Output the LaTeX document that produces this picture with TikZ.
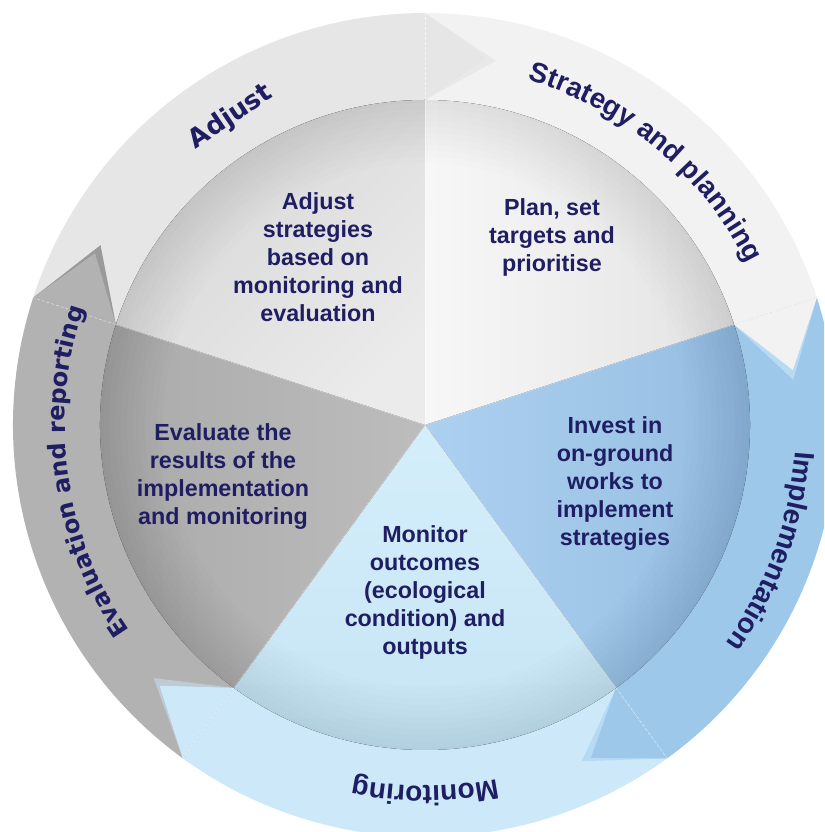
\documentclass[tikz,border=0pt]{standalone}
\usepackage{fontspec}
\setmainfont{Liberation Sans}
\newfontfamily\dejafont{DejaVu Sans}
\usetikzlibrary{decorations.text}
\definecolor{navy}{RGB}{31,30,98}
\definecolor{rAdj}{HTML}{E6E6E6}
\definecolor{rStr}{HTML}{F2F2F2}
\definecolor{rImp}{HTML}{9DC8EA}
\definecolor{rMon}{HTML}{CDE9F9}
\definecolor{rEva}{HTML}{B2B2B2}
\definecolor{hAdj}{HTML}{E9E9E9}
\definecolor{hStr}{HTML}{B8DAF2}
\definecolor{hImp}{HTML}{B6DAF1}
\definecolor{hMon}{HTML}{BCCBD4}
\definecolor{hEva}{HTML}{9A9A9A}
\newcommand{\rbody}[3]{\fill[#3] (#1:325pt) -- (#1:412pt) arc[start angle=#1, end angle=#2, radius=412pt] -- (#2:325pt) arc[start angle=#2, end angle=#1, radius=325pt] -- cycle;}
\newcommand{\rhead}[3]{%
  \fill[#3] (#1:325pt) -- (#1:412pt) -- ({#1-11}:371pt) -- cycle;
  \fill[#2] (#1:325pt) -- (#1:412pt) -- ({#1-9.5}:372pt) -- cycle;
  \draw[white, opacity=.6, densely dashed, line width=.5pt] (#1:325pt) -- (#1:412pt);}
\newcommand{\pslice}[3]{\fill[#3] (0,0) -- (#1:325pt) arc[start angle=#1, end angle=#2, radius=325pt] -- cycle;}
\tikzset{
  inner/.style={align=center, text=navy, font=\bfseries\fontsize{23.3}{28}\selectfont},
}
\begin{document}
\begin{tikzpicture}[x=1pt,y=1pt]
\useasboundingbox (-425,-407) rectangle (399,425);
\clip (-425,-407) rectangle (399,425);
% ring bodies
\rbody{162}{90}{rAdj}
\rbody{90}{18}{rStr}
\rbody{18}{-54}{rImp}
\rbody{-54}{-126}{rMon}
\rbody{234}{162}{rEva}
% ring heads
\rhead{90}{rAdj}{hAdj}
\rhead{18}{rStr}{hStr}
\rhead{-54}{rImp}{hImp}
\rhead{-126}{rMon}{hMon}
\rhead{162}{rEva}{hEva}
% pie slices
\pslice{90}{162}{top color=black!16, bottom color=black!8, shading angle=45}
\pslice{18}{90}{left color=black!3, right color=black!11}
\pslice{-54}{18}{left color={rgb,255:red,172;green,208;blue,240}, right color={rgb,255:red,148;green,188;blue,224}}
\pslice{234}{306}{top color={rgb,255:red,212;green,238;blue,251}, bottom color={rgb,255:red,198;green,228;blue,243}}
\pslice{162}{234}{left color=black!34, right color=black!26}
% rim darkening
\foreach \r in {262,268,...,322}{
  \fill[black, opacity=0.009, even odd rule] (0,0) circle[radius=325pt] (0,0) circle[radius=\r pt];
}
% separators
\foreach \a in {18,90,162,234,306}{
  \draw[white, opacity=.45, line width=.8pt] (0,0) -- (\a:325pt);
}
% inner texts
\node[inner] (tadj) at (-107,167.5) {Adjust\\strategies\\based on\\monitoring and\\evaluation};
\node[inner] (tplan) at (127,188) {Plan, set\\targets and\\prioritise};
\node[inner] (teval) at (-202,-51.5) {Evaluate the\\results of the\\implementation\\and monitoring};
\node[inner] (tinv) at (190,-58.5) {Invest in\\on-ground\\works to\\implement\\strategies};
\node[inner] (tmon) at (0,-167.5) {Monitor\\outcomes\\(ecological\\condition) and\\outputs};
% ring labels
\node[rotate=34, text=navy, font=\dejafont\bfseries\fontsize{26}{28}\selectfont] (ladj) at (-194,308) {Adjust};
\path[decorate, decoration={text along path, text align=center,
  text={|\bfseries\fontsize{28}{30}\selectfont\color{navy}|Strategy and planning}}]
  (90:360pt) arc[start angle=90, end angle=10, radius=360pt];
\path[decorate, decoration={text along path, text align=center,
  text={|\bfseries\fontsize{28}{30}\selectfont\color{navy}|Implementation}}]
  (25:371pt) arc[start angle=25, end angle=-65, radius=371pt];
\path[decorate, decoration={text along path, text align=center,
  text={|\bfseries\fontsize{28}{30}\selectfont\color{navy}|Monitoring}}]
  (-45:361pt) arc[start angle=-45, end angle=-135, radius=361pt];
\path[decorate, decoration={text along path, text align=center,
  text={|\dejafont\bfseries\fontsize{24}{26}\selectfont\color{navy}|Evaluation and reporting}}]
  (233:360pt) arc[start angle=233, end angle=143, radius=360pt];
\end{tikzpicture}
\end{document}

> [STATED TASK]
Leave the pictures out and copy the rest of the data exactly.

> [ANSWER FOR THIS EXERCISE]
Output the LaTeX document that produces this picture with TikZ.
\documentclass[tikz,border=0pt]{standalone}
\usepackage{fontspec}
\setmainfont{Liberation Sans}
\newfontfamily\dejafont{DejaVu Sans}
\usetikzlibrary{decorations.text}
\definecolor{navy}{RGB}{31,30,98}
\definecolor{rAdj}{HTML}{E6E6E6}
\definecolor{rStr}{HTML}{F2F2F2}
\definecolor{rImp}{HTML}{9DC8EA}
\definecolor{rMon}{HTML}{CDE9F9}
\definecolor{rEva}{HTML}{B2B2B2}
\definecolor{hAdj}{HTML}{E9E9E9}
\definecolor{hStr}{HTML}{B8DAF2}
\definecolor{hImp}{HTML}{B6DAF1}
\definecolor{hMon}{HTML}{BCCBD4}
\definecolor{hEva}{HTML}{9A9A9A}
\newcommand{\rbody}[3]{\fill[#3] (#1:325pt) -- (#1:412pt) arc[start angle=#1, end angle=#2, radius=412pt] -- (#2:325pt) arc[start angle=#2, end angle=#1, radius=325pt] -- cycle;}
\newcommand{\rhead}[3]{%
  \fill[#3] (#1:325pt) -- (#1:412pt) -- ({#1-11}:371pt) -- cycle;
  \fill[#2] (#1:325pt) -- (#1:412pt) -- ({#1-9.5}:372pt) -- cycle;
  \draw[white, opacity=.6, densely dashed, line width=.5pt] (#1:325pt) -- (#1:412pt);}
\newcommand{\pslice}[3]{\fill[#3] (0,0) -- (#1:325pt) arc[start angle=#1, end angle=#2, radius=325pt] -- cycle;}
\tikzset{
  inner/.style={align=center, text=navy, font=\bfseries\fontsize{23.3}{28}\selectfont},
}
\begin{document}
\begin{tikzpicture}[x=1pt,y=1pt]
\useasboundingbox (-425,-407) rectangle (399,425);
\clip (-425,-407) rectangle (399,425);
% ring bodies
\rbody{162}{90}{rAdj}
\rbody{90}{18}{rStr}
\rbody{18}{-54}{rImp}
\rbody{-54}{-126}{rMon}
\rbody{234}{162}{rEva}
% ring heads
\rhead{90}{rAdj}{hAdj}
\rhead{18}{rStr}{hStr}
\rhead{-54}{rImp}{hImp}
\rhead{-126}{rMon}{hMon}
\rhead{162}{rEva}{hEva}
% pie slices
\pslice{90}{162}{top color=black!16, bottom color=black!8, shading angle=45}
\pslice{18}{90}{left color=black!3, right color=black!11}
\pslice{-54}{18}{left color={rgb,255:red,172;green,208;blue,240}, right color={rgb,255:red,148;green,188;blue,224}}
\pslice{234}{306}{top color={rgb,255:red,212;green,238;blue,251}, bottom color={rgb,255:red,198;green,228;blue,243}}
\pslice{162}{234}{left color=black!34, right color=black!26}
% rim darkening
\foreach \r in {262,268,...,322}{
  \fill[black, opacity=0.009, even odd rule] (0,0) circle[radius=325pt] (0,0) circle[radius=\r pt];
}
% separators
\foreach \a in {18,90,162,234,306}{
  \draw[white, opacity=.45, line width=.8pt] (0,0) -- (\a:325pt);
}
% inner texts
\node[inner] (tadj) at (-107,167.5) {Adjust\\strategies\\based on\\monitoring and\\evaluation};
\node[inner] (tplan) at (127,188) {Plan, set\\targets and\\prioritise};
\node[inner] (teval) at (-202,-51.5) {Evaluate the\\results of the\\implementation\\and monitoring};
\node[inner] (tinv) at (190,-58.5) {Invest in\\on-ground\\works to\\implement\\strategies};
\node[inner] (tmon) at (0,-167.5) {Monitor\\outcomes\\(ecological\\condition) and\\outputs};
% ring labels
\node[rotate=34, text=navy, font=\dejafont\bfseries\fontsize{26}{28}\selectfont] (ladj) at (-194,308) {Adjust};
\path[decorate, decoration={text along path, text align=center,
  text={|\bfseries\fontsize{28}{30}\selectfont\color{navy}|Strategy and planning}}]
  (90:360pt) arc[start angle=90, end angle=10, radius=360pt];
\path[decorate, decoration={text along path, text align=center,
  text={|\bfseries\fontsize{28}{30}\selectfont\color{navy}|Implementation}}]
  (25:371pt) arc[start angle=25, end angle=-65, radius=371pt];
\path[decorate, decoration={text along path, text align=center,
  text={|\bfseries\fontsize{28}{30}\selectfont\color{navy}|Monitoring}}]
  (-45:361pt) arc[start angle=-45, end angle=-135, radius=361pt];
\path[decorate, decoration={text along path, text align=center,
  text={|\dejafont\bfseries\fontsize{24}{26}\selectfont\color{navy}|Evaluation and reporting}}]
  (233:360pt) arc[start angle=233, end angle=143, radius=360pt];
\end{tikzpicture}
\end{document}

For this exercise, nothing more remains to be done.